German Artillery Destroyed At Yalta Mountains

Yeremenko’s pursuit was held up by strategically placed antitank and infantry units that occupied mountain passes and important crossroads until the last minute before retreating to new positions farther west. Unfortunately for the Germans, the passes of the Yalta Mountains proved too much for their horse-drawn artillery and the big guns had to be blown up, depriving the V Army Corps of vital artillery support.

When Allmendinger reached the Gneisenau Line, he learned that the position had already been breached in the north by Tolbukhin’s troops. His men, on the brink of collapse, would have to continue retreating to the fortified area around Sevastopol. Along with this news came the ominous report that Odessa had fallen, cutting Jaenecke’s main supply link.

Attrition Takes Toll On Romanian Units

Allmendinger’s units entered the main Sevastopol defense line on April 16, joining Konrad’s IL Mountain Corps, which had occupied the northern part of the line on the 14th. During the first eight days of the Soviet offensive, the Seventeenth Army had lost 13,131 German and 17,652 Romanian soldiers. The condition of the Romanian units made them both unfit and unreliable in further combat situations, and Jaenecke recommended that they be evacuated as soon as possible.

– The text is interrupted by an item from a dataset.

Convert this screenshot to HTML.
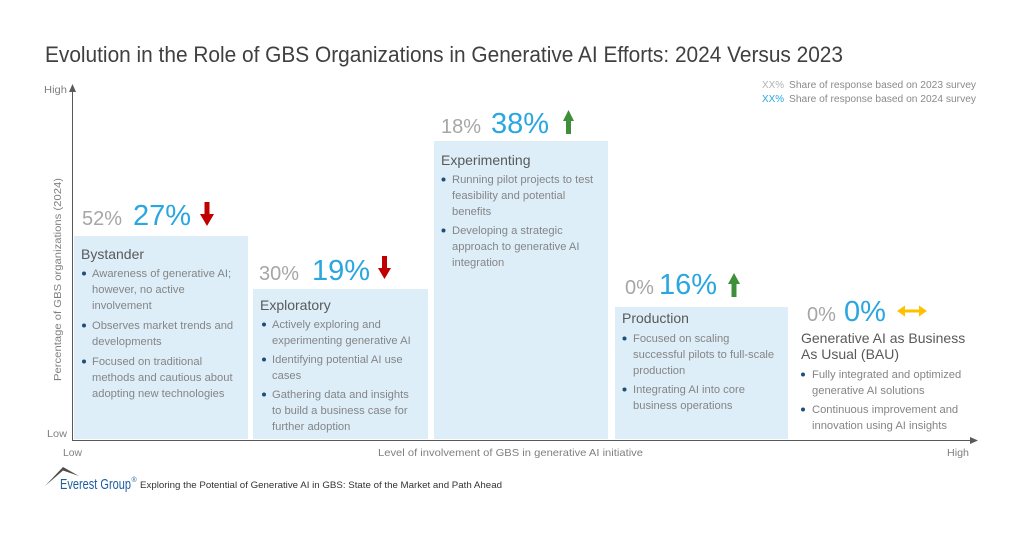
<!DOCTYPE html>
<html>
<head>
<meta charset="utf-8">
<style>
html,body{margin:0;padding:0;background:#fff;}
svg{display:block;}
text{font-family:"Liberation Sans", Arial, sans-serif;}
.b{fill:#858585;font-size:11.2px;}
.h{fill:#595959;font-size:14px;}
.g{fill:#a6a6a6;font-size:20px;}
.n{fill:#2aa6e0;font-size:29px;}
.ax{fill:#7f7f7f;font-size:10.5px;}
</style>
</head>
<body>
<svg width="1022" height="535" viewBox="0 0 1022 535" xmlns="http://www.w3.org/2000/svg">
<rect width="1022" height="535" fill="#fff"/>
<!-- Title -->
<text x="45" y="62" font-size="22" fill="#404040" textLength="798" lengthAdjust="spacingAndGlyphs">Evolution in the Role of GBS Organizations in Generative AI Efforts: 2024 Versus 2023</text>

<!-- Legend -->
<text x="762" y="88" font-size="10" fill="#b0b0b0" textLength="22" lengthAdjust="spacingAndGlyphs">XX%</text>
<text x="789" y="88" font-size="10" fill="#8a8a8a" textLength="187" lengthAdjust="spacingAndGlyphs">Share of response based on 2023 survey</text>
<text x="762" y="102" font-size="10" fill="#2aa6e0" textLength="22" lengthAdjust="spacingAndGlyphs">XX%</text>
<text x="789" y="102" font-size="10" fill="#8a8a8a" textLength="187" lengthAdjust="spacingAndGlyphs">Share of response based on 2024 survey</text>

<!-- Boxes -->
<rect x="74" y="236" width="174" height="203" fill="#ddeef9"/>
<rect x="253" y="289" width="175" height="150" fill="#ddeef9"/>
<rect x="434" y="141" width="174" height="298" fill="#ddeef9"/>
<rect x="615" y="307" width="173" height="132" fill="#ddeef9"/>

<!-- Axes -->
<line x1="72.5" y1="441" x2="72.5" y2="90" stroke="#595959" stroke-width="1"/>
<polygon points="72.5,84 69,92 76,92" fill="#595959"/>
<line x1="72" y1="440.5" x2="972" y2="440.5" stroke="#595959" stroke-width="1"/>
<polygon points="978,440.5 970,437 970,444" fill="#595959"/>
<text x="44" y="93" class="ax" textLength="23" lengthAdjust="spacingAndGlyphs">High</text>
<text x="47" y="437" class="ax" textLength="20" lengthAdjust="spacingAndGlyphs">Low</text>
<text x="63" y="456" class="ax" textLength="19" lengthAdjust="spacingAndGlyphs">Low</text>
<text x="378" y="456" class="ax" textLength="265" lengthAdjust="spacingAndGlyphs">Level of involvement of GBS in generative AI initiative</text>
<text x="947" y="456" class="ax" textLength="22" lengthAdjust="spacingAndGlyphs">High</text>
<text transform="translate(61,381) rotate(-90)" class="ax" font-size="11" textLength="203" lengthAdjust="spacingAndGlyphs">Percentage of GBS organizations (2024)</text>

<!-- Box 1 Bystander -->
<text x="82" y="225" class="g">52%</text>
<text x="133" y="225" class="n">27%</text>
<rect x="204.5" y="202" width="5" height="13" fill="#c00000"/>
<polygon points="200,214 214,214 207,226" fill="#c00000"/>
<text x="81" y="259" class="h">Bystander</text>
<g fill="#1f4e79"><circle cx="84" cy="273.5" r="2"/><circle cx="84" cy="325.5" r="2"/><circle cx="84" cy="361.5" r="2"/></g>
<text x="92" y="277" class="b">Awareness of generative AI;</text>
<text x="92" y="293" class="b">however, no active</text>
<text x="92" y="309" class="b">involvement</text>
<text x="92" y="329" class="b">Observes market trends and</text>
<text x="92" y="345" class="b">developments</text>
<text x="92" y="365" class="b">Focused on traditional</text>
<text x="92" y="381" class="b">methods and cautious about</text>
<text x="92" y="397" class="b">adopting new technologies</text>

<!-- Box 2 Exploratory -->
<text x="259" y="280" class="g">30%</text>
<text x="312" y="280" class="n">19%</text>
<rect x="382" y="256" width="5" height="13" fill="#c00000"/>
<polygon points="378,268 391,268 384.5,279" fill="#c00000"/>
<text x="260" y="310" class="h">Exploratory</text>
<g fill="#1f4e79"><circle cx="264" cy="324.5" r="2"/><circle cx="264" cy="359.5" r="2"/><circle cx="264" cy="394.5" r="2"/></g>
<text x="272" y="328" class="b">Actively exploring and</text>
<text x="272" y="344" class="b">experimenting generative AI</text>
<text x="272" y="363" class="b">Identifying potential AI use</text>
<text x="272" y="379" class="b">cases</text>
<text x="272" y="398" class="b">Gathering data and insights</text>
<text x="272" y="414" class="b">to build a business case for</text>
<text x="272" y="430" class="b">further adoption</text>

<!-- Box 3 Experimenting -->
<text x="441" y="133" class="g">18%</text>
<text x="491" y="133" class="n">38%</text>
<polygon points="563,121 574,121 568.5,110" fill="#3f8f3a"/>
<rect x="566" y="120" width="5" height="14" fill="#3f8f3a"/>
<text x="441" y="165" class="h">Experimenting</text>
<g fill="#1f4e79"><circle cx="443.5" cy="179.5" r="2"/><circle cx="443.5" cy="230.5" r="2"/></g>
<text x="452" y="183" class="b">Running pilot projects to test</text>
<text x="452" y="199" class="b">feasibility and potential</text>
<text x="452" y="215" class="b">benefits</text>
<text x="452" y="234" class="b">Developing a strategic</text>
<text x="452" y="250" class="b">approach to generative AI</text>
<text x="452" y="266" class="b">integration</text>

<!-- Box 4 Production -->
<text x="625" y="294" class="g">0%</text>
<text x="659" y="294" class="n">16%</text>
<polygon points="728,284 740,284 734,273" fill="#3f8f3a"/>
<rect x="731.5" y="283" width="5" height="14" fill="#3f8f3a"/>
<text x="622" y="323" class="h">Production</text>
<g fill="#1f4e79"><circle cx="624.5" cy="338.5" r="2"/><circle cx="624.5" cy="389.5" r="2"/></g>
<text x="633" y="342" class="b">Focused on scaling</text>
<text x="633" y="358" class="b">successful pilots to full-scale</text>
<text x="633" y="374" class="b">production</text>
<text x="633" y="393" class="b">Integrating AI into core</text>
<text x="633" y="409" class="b">business operations</text>

<!-- Box 5 BAU -->
<text x="807" y="321" class="g">0%</text>
<text x="844" y="321" class="n">0%</text>
<rect x="902" y="309.5" width="20" height="3" fill="#ffc000"/>
<polygon points="897,311 905,305.5 905,316.5" fill="#ffc000"/>
<polygon points="927,311 919,305.5 919,316.5" fill="#ffc000"/>
<text x="801" y="343" class="h">Generative AI as Business</text>
<text x="801" y="359" class="h">As Usual (BAU)</text>
<g fill="#1f4e79"><circle cx="803" cy="374.5" r="2"/><circle cx="803" cy="409.5" r="2"/></g>
<text x="812" y="378" class="b">Fully integrated and optimized</text>
<text x="812" y="394" class="b">generative AI solutions</text>
<text x="812" y="413" class="b">Continuous improvement and</text>
<text x="812" y="429" class="b">innovation using AI insights</text>

<!-- Footer logo -->
<polygon points="45,486 63,467 79,476 63,470.5" fill="#4d4d4d"/>
<text x="60" y="489" font-size="15" fill="#1d5c9e" textLength="71" lengthAdjust="spacingAndGlyphs">Everest Group</text>
<text x="131.5" y="482" font-size="7" fill="#1d5c9e">®</text>
<text x="140" y="488" font-size="9" fill="#333" textLength="362" lengthAdjust="spacingAndGlyphs">Exploring the Potential of Generative AI in GBS: State of the Market and Path Ahead</text>
</svg>
</body>
</html>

His five German divisions were also battered. Already understrength when the Soviet offensive began, they were now little more than reinforced regiments. Jaenecke organized them into five combat groups and supported them with the assault guns, artillery, and antiaircraft guns that had survived the retreat. Meanwhile, three Soviet armies prepared for the final assault.